I have a Supermicro 826 myself (SC826E16-R1200LPB being the exact model) which I have heavily modified: different backplane, different PSU, different fans, and adding a 2.5" SAS/SATA drive cage at the back (MCP-220–82609–0N) plus the respective rear window (MCP-240–82608–0N).
So when I read this article, I, like many others it seems, was intrigued by the NVMe drive cage at the back of the chassis, thinking about replacing my SAS/SATA one with it as I actually have a two Intel DC P3700s 1.6TB installed in my server. But besides the fact that it seems impossible to find over here, I thought about one aspect that tends to be overlooked when it comes to enterprise NVMe SSDs: they actually draw quite a bit of power and need proper cooling.

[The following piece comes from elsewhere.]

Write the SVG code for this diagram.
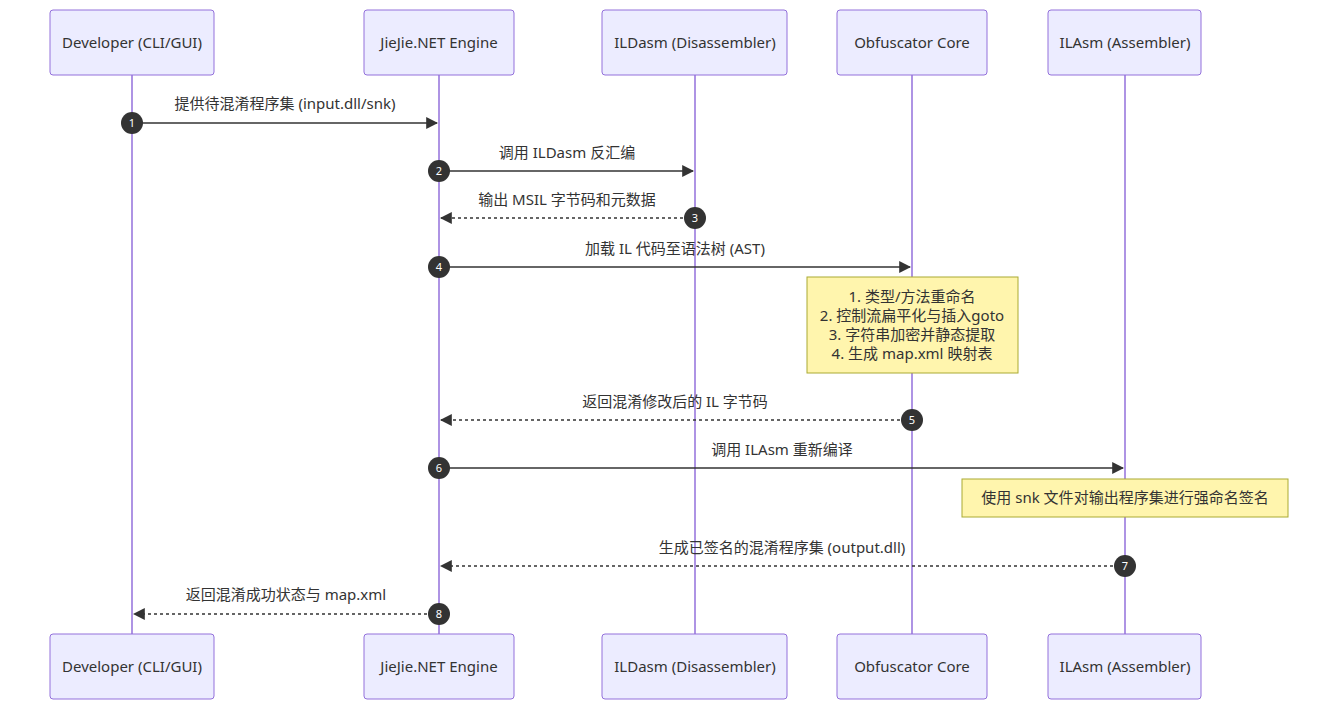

So unless you have truly excellent cooling (and hence, very high noise levels with just 3 x 80mm fans installed in the 826), putting two drives which consume more than 20W each (when writing data) in a small drive cage at the back of the chassis that hardly gets any airflow unless your chassis fans run at Ferrari-like RPMs (definitely not in my case) is probably not such a good idea.
I have an ATX board installed, the same Supermicro X11SPH-nCTF, and hence have quite a bit of space on the side of the board right next to the fans. As I have no intention to replace the brandnew board with an E-ATX one anytime soon, I used some double-sided tape to 'install' my DC P3700s there, connected to the OCULink ports of the board.
I know, I know, you're thinking 'how Ghetto'! But it actually works fine, both drives are properly cooled despite my slowed down fans and I don't really need them to be truly 'hot-plug' anyway, as they are used as redundant cache drives. Really love the Intel DC P3700s btw., ridiculously fast drives.